それ以外の一般庶民には「選ぶ」などとは夢のような話で、待機者の多い比較的安い施設に「選んでもらう」というのが現状、選べる立場ではない。
うちのおばあちゃんの今回の入所は「施設見学から約十日で入所」というスピードだった。どうしても五月連休の前の土日ですませたかったから。
長距離の移動で介護タクシーが渋滞に巻き込まれたら不安だし、引越し荷物の到着が遅れるのも困る。引越し業者の手配も難しいだろう。
「選べる」立場にない場合は、「空きがあったら即決」だ。迷っていたら他の人にとられてしまう。老人には「もっと条件のいい所を」待つ時間がない。
今回入居できたのは「空きが出て、待機者がいない」からだが、それには理由がある。第一として、家賃が高い。八万円、管理費は別で。
近隣のワンルームマンションより二万円ほど高い。ミニキッチンと浴室がないことを考えたら三万円は高い。その上に管理費が三万円付く。
神戸の老人マンションは家賃が九万三千円、それに管理費と生活サービス料が付いて十三万六千円だった。狭くなるが家賃はそうかわらない。
管理費は生活サービス料ということで全員定額、つまり家賃が十一万円というのに等しい。介護事業は家賃でもうけるしかないのか。
二番目には環境が悪い。おばあちゃんがしっかりしていたら「あんな下町には」と文句を言っただろう。高速道路に近く、空気は悪く、騒音もある。
そして第三に、部屋が寒い。北向きで、北側に窓があり、天気のいい日でも太陽熱とは無縁だ。どちらかというと暗めだ。
しかし、寝たきりの人はずっと布団の中にいるわけで、「こもり熱」で暑いくらいだから寒いのは問題ではないだろう。太陽光がなくても。

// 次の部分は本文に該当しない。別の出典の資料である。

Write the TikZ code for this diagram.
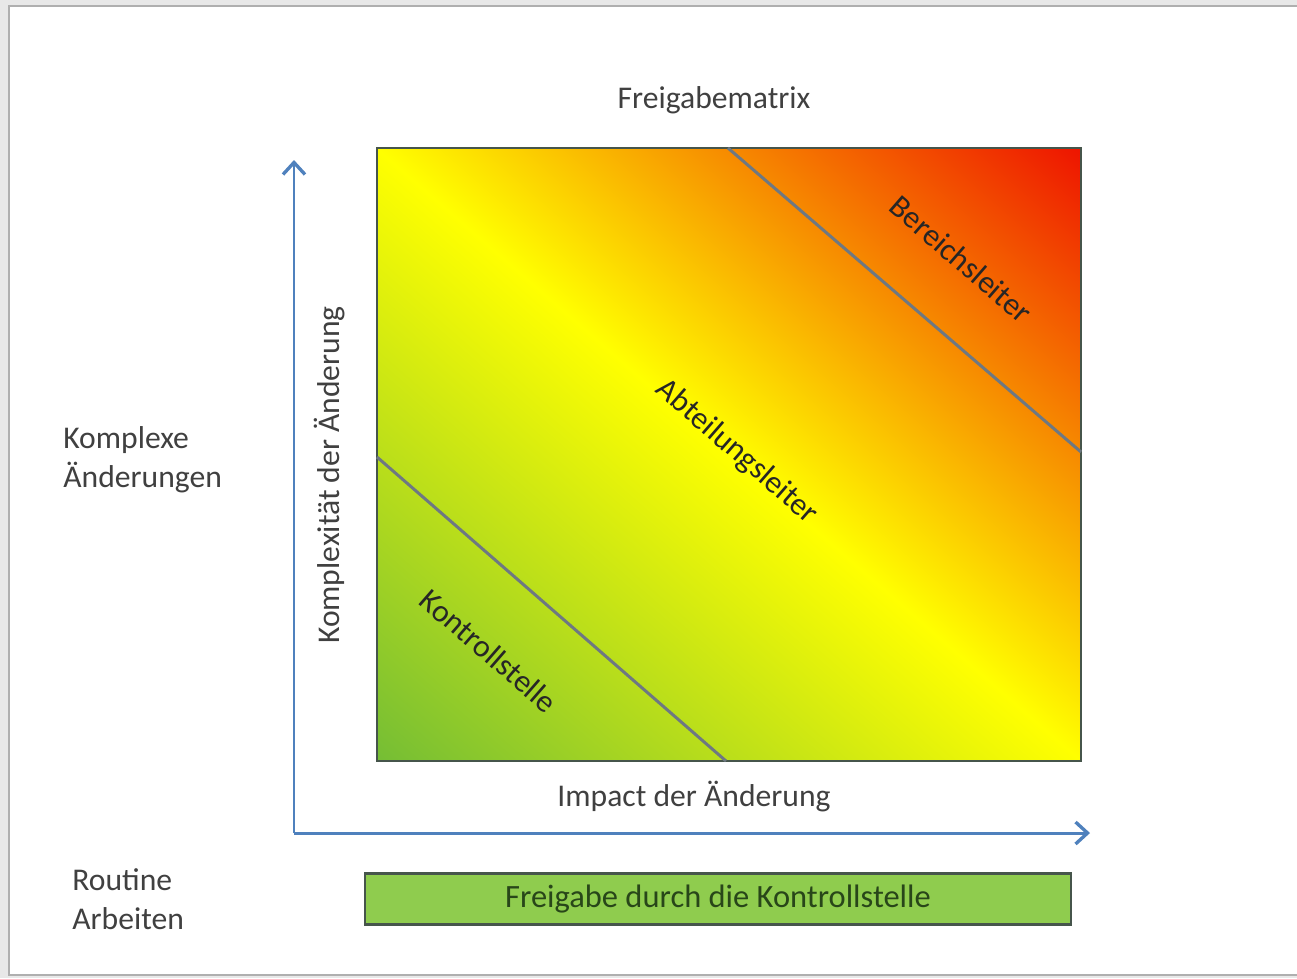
\documentclass[tikz,border=0pt]{standalone}
\usepackage{fontspec}
\setmainfont{Carlito}
\usepackage{tikz}
\usetikzlibrary{arrows.meta, positioning, calc}
\usepackage{xcolor}
\definecolor{frameback}{RGB}{232,232,232}
\definecolor{frameline}{RGB}{175,175,175}
\definecolor{labelgray}{RGB}{64,64,64}
\definecolor{axisblue}{RGB}{79,129,189}
\definecolor{borderdark}{RGB}{70,85,75}
\definecolor{splitgray}{RGB}{110,120,130}
\definecolor{boxgreen}{RGB}{143,204,78}
\definecolor{boxtext}{RGB}{40,70,25}
\definecolor{lowgreen}{RGB}{118,190,52}
\definecolor{midyellow}{RGB}{255,255,0}
\definecolor{topred}{RGB}{238,22,0}
\pgfdeclarehorizontalshading{freigabeshade}{100bp}{color(0bp)=(lowgreen); color(15bp)=(lowgreen); color(50bp)=(midyellow); color(85bp)=(topred); color(100bp)=(topred)}

\begin{document}
\begin{tikzpicture}[
    x=0.02cm, y=-0.02cm,
    label/.style={font=\fontsize{18}{22}\selectfont, text=labelgray, align=left, inner sep=0pt},
    region/.style={font=\fontsize{18}{22}\selectfont, text=black!85, inner sep=0pt, rotate=-41},
    axis/.style={-{Straight Barb[length=2.4mm, width=4.4mm, line width=1.9pt]}, line width=1.7pt, draw=axisblue},
    split/.style={line width=1.7pt, draw=splitgray},
    routinebox/.style={rectangle, draw=borderdark, fill=boxgreen, line width=1.4pt, minimum width=706*0.02cm, minimum height=51*0.02cm, font=\fontsize{18.5}{22}\selectfont, text=boxtext},
]
    % Frame
    \useasboundingbox (0,0) rectangle (1297,978);
    \fill[frameback] (0,0) rectangle (1297,978);
    \draw[frameline, fill=white, line width=1.2pt] (9,6) rectangle (1310,975);

    % Title
    \node[label] (title) at (714,100) {Freigabematrix};

    % Matrix
    \coordinate (msw) at (377,761);
    \coordinate (mne) at (1081,148);
    \shade[shading=freigabeshade, shading angle=49] (msw) rectangle (mne);
    \draw[borderdark, line width=1.4pt] (msw) rectangle (mne);

    % Split lines
    \coordinate (upA) at (728,148);
    \coordinate (upB) at (1081,452);
    \coordinate (loA) at (377,457);
    \coordinate (loB) at (726,761);
    \draw[split] (upA) -- (upB);
    \draw[split] (loA) -- (loB);

    % Region labels
    \node[region] (bereich) at (961,259) {Bereichsleiter};
    \node[region] (abteilung) at (737,452) {Abteilungsleiter};
    \node[region] (kontroll) at (489,651) {Kontrollstelle};

    % Axes
    \coordinate (origin) at (294,833);
    \coordinate (ytip) at (294,160);
    \coordinate (xtip) at (1090,833);
    \draw[axis] (origin) -- (ytip);
    \draw[axis] (origin) -- (xtip);

    % Axis labels
    \node[label, rotate=90] (ylab) at (330,475) {Komplexität der Änderung};
    \node[label] (xlab) at (694,797) {Impact der Änderung};

    % Side labels
    \node[label, anchor=west] (komplex) at (63,460) {Komplexe\\Änderungen};
    \node[label, anchor=west] (routine) at (72,899) {Routine\\Arbeiten};

    % Routine box
    \node[routinebox] (freigabe) at (718,899) {Freigabe durch die Kontrollstelle};
\end{tikzpicture}
\end{document}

白内障が進んできているから、光刺激は少ないほうがいいかもしれない。それには東や南向きよりも北向きのほうが光が柔らかくていいだろう。
マンションは東向きだったので、おばあちゃんは「まぶしい」と言っていつも窓のカーテンをしめていた。光がさすのが嫌で。
それ以外は文句のない施設だ。開設から十年以上になるが、古びているようにもなく、きれいにしてある。室内もきれいだった。
条件を言い出したらキリがない。選びようのない環境ではしかたがないではないか。「空きがある」中から選ぶしかないのだから。
介護施設を選ぶことができる、そんな立場になりたいものだ。